UPDATE: A solid bipartisan House majority voted this afternoon to approve one of the 2011 session’s most contentious issues: cutting costs in the state-run worker compensation system. House Bill 2123 later passed the Senate and goes to Gov. Chris Gregoire for signing.
Despite organized labor’s rejection of the bill, the House vote was 69-to-26 in favor. House Democrats were split with 29 in favor, 25 opposed and two missing.
The compromise bill emerged from settlement talks that ended Sunday, led by Gov. Chris Gregoire who strongly supported the agreement.
The deal is welcomed by business as a step to lower rate increases for businesses and scorned by the Washington State Labor Council. The right-of-center Washington Policy Center questioned how much of the feared premium hikes can be avoided.
The reform package is expected to save more than $1 billion in the insurance trust fund over four years, according to an analysis from the Governor’s Office that included two major pieces of legislation already passed to improve the treatment of injured workers.

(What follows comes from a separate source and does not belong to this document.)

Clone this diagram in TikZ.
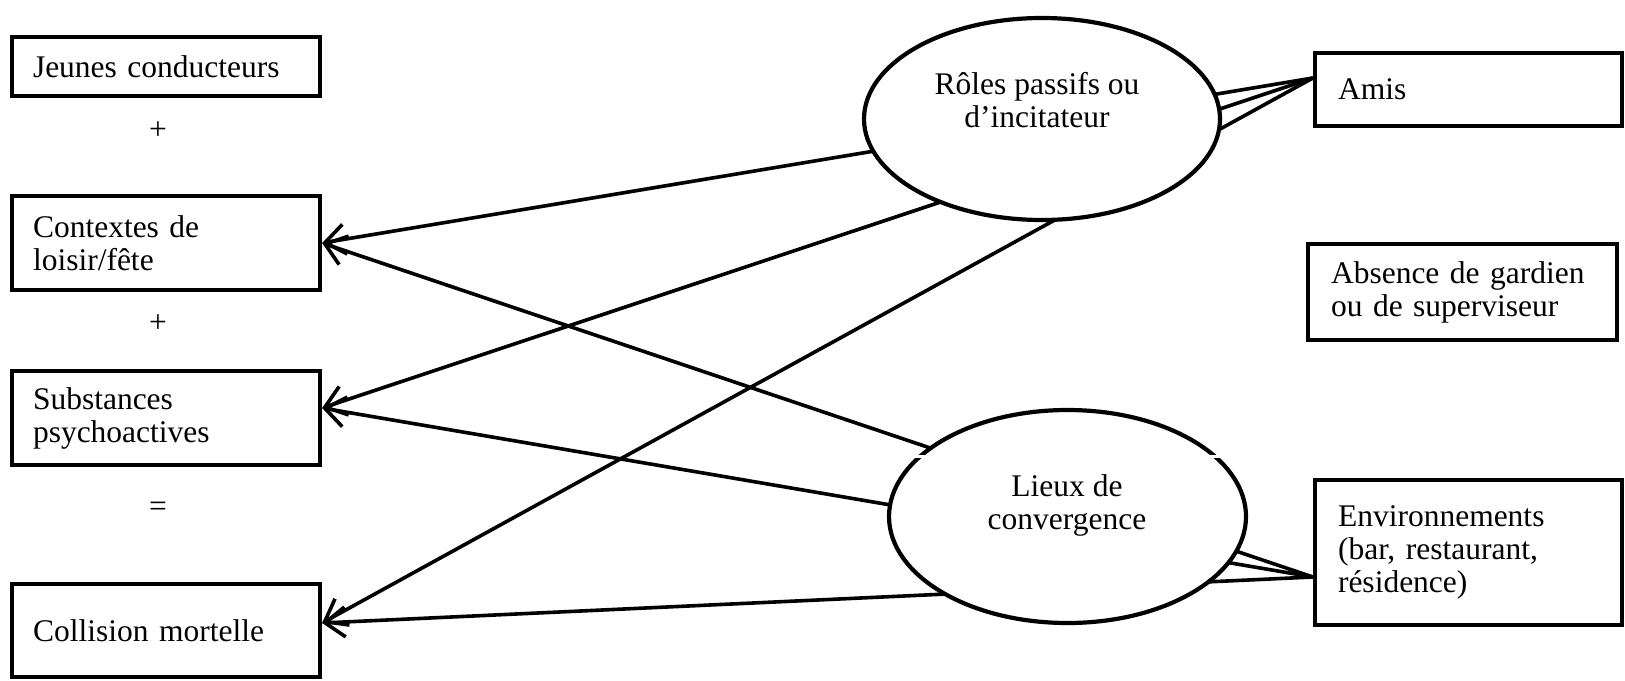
\documentclass[tikz,border=0pt]{standalone}
\usepackage{fontspec}
\setmainfont{Liberation Serif}
\usetikzlibrary{arrows.meta,shapes.geometric,calc}

\begin{document}
\begin{tikzpicture}[x=0.5pt,y=-0.5pt,
  every node/.style={font=\fontsize{15.75pt}{16.5pt}\selectfont},
  boxleft/.style={draw, line width=2.1pt, rectangle, minimum width=154pt,
    text width=133pt, inner xsep=10.5pt, inner ysep=1pt, align=left},
  boxright/.style={draw, line width=2.1pt, rectangle, minimum width=153.5pt,
    text width=130.5pt, inner xsep=11.5pt, inner ysep=1pt, align=left},
  oval/.style={draw, ellipse, line width=2.1pt, fill=white, inner sep=0pt},
  ovaltext/.style={align=center, inner sep=0pt},
  sign/.style={inner sep=0pt},
  link/.style={line width=1.8pt, -{Straight Barb[length=10pt,width=15pt]}}
]
\useasboundingbox (0,0) rectangle (1625,680);

% left column: the chain of factors
\node[boxleft, minimum height=29.5pt] (jeunes) at (166,66.5) {Jeunes conducteurs};
\node[sign] (plusA) at (158,131) {+};
\node[boxleft, minimum height=47pt] (ctx) at (166,243) {Contextes de\\loisir/fête};
\node[sign] (plusB) at (158,324) {+};
\node[boxleft, minimum height=47pt] (sub) at (166,418) {Substances\\psychoactives};
\node[sign] (equal) at (158,509) {=};
\node[boxleft, minimum height=46.5pt] (col) at (166,630.5) {Collision mortelle};

% right column
\node[boxright, minimum height=36.5pt] (amis) at (1468.5,89.5) {Amis};
\node[boxright, minimum width=154.5pt, text width=131.5pt, minimum height=48pt] (absence) at (1462.5,292)
  {Absence de gardien\\ou de superviseur};
\node[boxright, minimum height=72.5pt] (env) at (1468.5,552.5)
  {Environnements\\(bar, restaurant,\\résidence)};

% start and end points of the links
\coordinate (amisFan) at ([yshift=5.75pt]amis.west);
\coordinate (envFan) at ([yshift=-12.25pt]env.west);
\coordinate (ctxTip) at (ctx.east);
\coordinate (subTip) at ([yshift=5pt]sub.east);
\coordinate (colTip) at ([yshift=3.75pt]col.east);

% links, partly hidden under the ovals
\draw[link] (amisFan) -- (ctxTip);
\draw[link] (amisFan) -- (subTip);
\draw[link] (amisFan) -- (colTip);
\draw[link] (envFan) -- (ctxTip);
\draw[link] (envFan) -- (subTip);
\draw[link] (envFan) -- (colTip);

% ovals
\node[oval, minimum width=178pt, minimum height=101pt] (roles) at (1042,119) {};
\node[ovaltext] (rolesText) at (1037,100) {Rôles passifs ou\\d’incitateur};
\node[oval, minimum width=178.5pt, minimum height=106.5pt] (lieux) at (1067.5,516.5) {};
\node[ovaltext] (lieuxText) at (1067,505) {Lieux de\\convergence};

% small breaks in the outline of the lower oval
\fill[white] (911,455) rectangle (925,458);
\fill[white] (1208,455) rectangle (1224,458);
\end{tikzpicture}
\end{document}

The most controversial element of the package, called a “structured settlement,” allows permanently injured workers to take a series of lump-sum payments to settle lifetime claims and is expected to save more than half of the money in the legislation, according to that analysis.
Twenty-five Democrats and one Republican voted against, including:
** Republican Rep. Paul Harris of Vancouver voted against the measure.

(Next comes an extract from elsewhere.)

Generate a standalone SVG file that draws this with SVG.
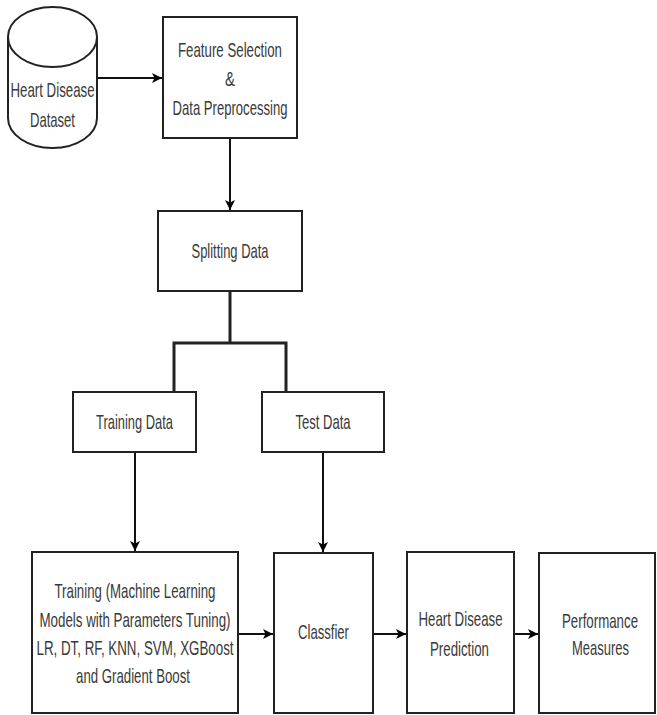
<svg xmlns="http://www.w3.org/2000/svg" width="657" height="715" viewBox="0 0 657 715">
<defs>
<marker id="arr" viewBox="0 0 10 10" refX="10" refY="5" markerWidth="5" markerHeight="5" orient="auto" markerUnits="strokeWidth">
<path d="M0,0 L10,5 L0,10 L2.5,5 Z" fill="#000"/>
</marker>
<style>
.box{fill:#fff;stroke:#222;stroke-width:2}
.t{font-family:"Liberation Sans",Arial,sans-serif;font-size:20px;fill:#3a3a3a;text-anchor:middle}
.c{fill:none;stroke:#111;stroke-width:2}
.cb{fill:none;stroke:#222;stroke-width:3}
</style>
</defs>
<rect width="657" height="715" fill="#fff"/>
<g id="connectors">
<path class="c" d="M97,78 H162" marker-end="url(#arr)"/>
<path class="c" d="M230,138 V210" marker-end="url(#arr)"/>
<path class="cb" d="M230,291 V343 M174,392 V343 H286 V392"/>
<path class="c" d="M135,452 V551" marker-end="url(#arr)"/>
<path class="c" d="M323,452 V552" marker-end="url(#arr)"/>
<path class="c" d="M238,634 H273" marker-end="url(#arr)"/>
<path class="c" d="M373,634 H406" marker-end="url(#arr)"/>
<path class="c" d="M514,634 H538" marker-end="url(#arr)"/>
</g>
<g id="dataset">
<path class="box" d="M8,37 A44.5,30 0 0 1 97,37 V118 A44.5,30 0 0 1 8,118 Z"/>
<path class="box" fill="none" d="M8,37 A44.5,30 0 0 0 97,37"/>
<text class="t" transform="translate(52.5,97) scale(0.72,1)" textLength="116.7" lengthAdjust="spacingAndGlyphs">Heart Disease</text>
<text class="t" transform="translate(52.5,127) scale(0.72,1)" textLength="62.5" lengthAdjust="spacingAndGlyphs">Dataset</text>
</g>
<g id="feature">
<rect class="box" x="163" y="17" width="134" height="121"/>
<text class="t" transform="translate(230,57) scale(0.72,1)" textLength="144.4" lengthAdjust="spacingAndGlyphs">Feature Selection</text>
<text class="t" transform="translate(230,86) scale(0.72,1)" textLength="13.9" lengthAdjust="spacingAndGlyphs">&amp;</text>
<text class="t" transform="translate(230,115) scale(0.72,1)" textLength="159.7" lengthAdjust="spacingAndGlyphs">Data Preprocessing</text>
</g>
<g id="splitting">
<rect class="box" x="158" y="211" width="144" height="80"/>
<text class="t" transform="translate(230,258) scale(0.72,1)" textLength="106.9" lengthAdjust="spacingAndGlyphs">Splitting Data</text>
</g>
<g id="training-data">
<rect class="box" x="73" y="392" width="123" height="60"/>
<text class="t" transform="translate(134.5,429) scale(0.72,1)" textLength="106.9" lengthAdjust="spacingAndGlyphs">Training Data</text>
</g>
<g id="test-data">
<rect class="box" x="262" y="392" width="122" height="60"/>
<text class="t" transform="translate(323,429) scale(0.72,1)" textLength="76.4" lengthAdjust="spacingAndGlyphs">Test Data</text>
</g>
<g id="training">
<rect class="box" x="32" y="552" width="206" height="161"/>
<text class="t" transform="translate(135,598) scale(0.72,1)" textLength="223.6" lengthAdjust="spacingAndGlyphs">Training (Machine Learning</text>
<text class="t" transform="translate(135,627) scale(0.72,1)" textLength="265.3" lengthAdjust="spacingAndGlyphs">Models with Parameters Tuning)</text>
<text class="t" transform="translate(135,655) scale(0.72,1)" textLength="273.6" lengthAdjust="spacingAndGlyphs">LR, DT, RF, KNN, SVM, XGBoost</text>
<text class="t" transform="translate(133,683) scale(0.72,1)" textLength="158.3" lengthAdjust="spacingAndGlyphs">and Gradient Boost</text>
</g>
<g id="classifier">
<rect class="box" x="274" y="553" width="99" height="160"/>
<text class="t" transform="translate(323.5,639) scale(0.72,1)" textLength="70.8" lengthAdjust="spacingAndGlyphs">Classfier</text>
</g>
<g id="prediction">
<rect class="box" x="407" y="552" width="107" height="161"/>
<text class="t" transform="translate(460.5,626) scale(0.72,1)" textLength="116.7" lengthAdjust="spacingAndGlyphs">Heart Disease</text>
<text class="t" transform="translate(459.5,656) scale(0.72,1)" textLength="81.9" lengthAdjust="spacingAndGlyphs">Prediction</text>
</g>
<g id="performance">
<rect class="box" x="539" y="553" width="116" height="160"/>
<text class="t" transform="translate(600,628) scale(0.72,1)" textLength="105.6" lengthAdjust="spacingAndGlyphs">Performance</text>
<text class="t" transform="translate(600.5,655) scale(0.72,1)" textLength="79.2" lengthAdjust="spacingAndGlyphs">Measures</text>
</g>
</svg>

The 29 Democrats and 40 Republicans voting in favor included South Sound:
** Democratic Reps. Fred Finn, Thurston County; Tami Green, Lakewood; Kathy Haigh, Shelton; Chris Hurst, Enumclaw; Laurie Jinkins, Tacoma; Troy Kelley, Tacoma; and Larry Seaquist, Gig Harbor.

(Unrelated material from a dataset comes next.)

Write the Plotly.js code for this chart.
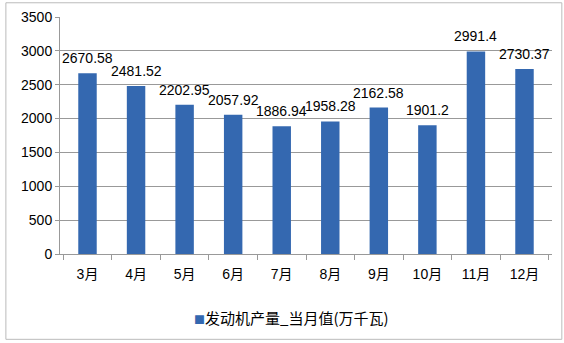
<!DOCTYPE html>
<html><head><meta charset="utf-8">
<script src="https://cdn.plot.ly/plotly-3.0.1.min.js"></script>
<style>body{margin:0;background:#fff}#c{width:564px;height:343px}</style>
</head><body><div id="c"></div>
<script>
const months = ['3月','4月','5月','6月','7月','8月','9月','10月','11月','12月'];
const values = [2670.58,2481.52,2202.95,2057.92,1886.94,1958.28,2162.58,1901.2,2991.4,2730.37];
const labels = ['2670.58','2481.52','2202.95','2057.92','1886.94','1958.28','2162.58','1901.2','2991.4','2730.37'];
const seriesName = '发动机产量_当月值(万千瓦)';
const yTicks = [0,500,1000,1500,2000,2500,3000,3500];
const barColor = '#3468b0';

const font = '"Liberation Sans", "Noto Sans CJK SC", sans-serif';
const labelAnns = months.map((m, i) => ({
  x: m, y: values[i], xref: 'x', yref: 'y', text: labels[i], showarrow: false,
  yanchor: 'bottom', yshift: 5, font: {family: font, size: 14, color: '#000'}
}));
Plotly.newPlot('c', [{
  type: 'bar', x: months, y: values, name: seriesName,
  marker: {color: barColor}, hoverinfo: 'none',
  width: 0.38, showlegend: false
}], {
  width: 564, height: 343,
  margin: {l: 60, r: 12, t: 17, b: 89},
  paper_bgcolor: '#fff', plot_bgcolor: '#fff',
  font: {family: font, size: 14, color: '#000'},
  showlegend: false,
  xaxis: {showline: true, linecolor: '#999', ticks: 'outside', tickcolor: '#999', ticklen: 5,
          tickson: 'boundaries', showgrid: false, tickfont: {size: 14}, ticklabelstandoff: 7},
  yaxis: {range: [0, 3500], tickvals: yTicks, showline: true, linecolor: '#999',
          gridcolor: '#999', gridwidth: 1, zeroline: false, ticks: 'outside', ticklen: 4, tickcolor: '#999',
          tickfont: {size: 14}},
  annotations: labelAnns.concat([{xref: 'paper', yref: 'paper', x: 0.47, y: -0.27, xanchor: 'center', yanchor: 'middle',
    showarrow: false, font: {family: '"Noto Sans CJK SC", sans-serif', size: 15, color: '#000'},
    text: '<span style="color:' + barColor + ';font-size:11px">■</span>' + seriesName}]),
  shapes: [{type: 'rect', xref: 'paper', yref: 'paper', x0: -0.11, x1: 1.02, y0: -0.36, y1: 1.06,
            line: {color: '#bbb', width: 1}}]
}, {displayModeBar: false});
</script></body></html>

Republican Rep. Jim McCune of Graham was absent (along with two Democrats).
The labor council was unable to say immediately if it would or would not mount a referendum or initiative to overturn the changes. The House approved an emergency-clause amendment from Republican Rep. Barbara Bailey, who is a frequent critic of emergency clauses, which would prevent a referendum. A referendum requires half the voter signatures and allows a bit more time to collect them than does an initiative.
UPDATES to original 5:36 p.m. post fix Rep. Hurst's name, corrects Rep. Darneille's vote to yes, and adds Senate passage.
UPDATE: The bill passed the Senate on a 35-to-12 vote with two lawmakers absent.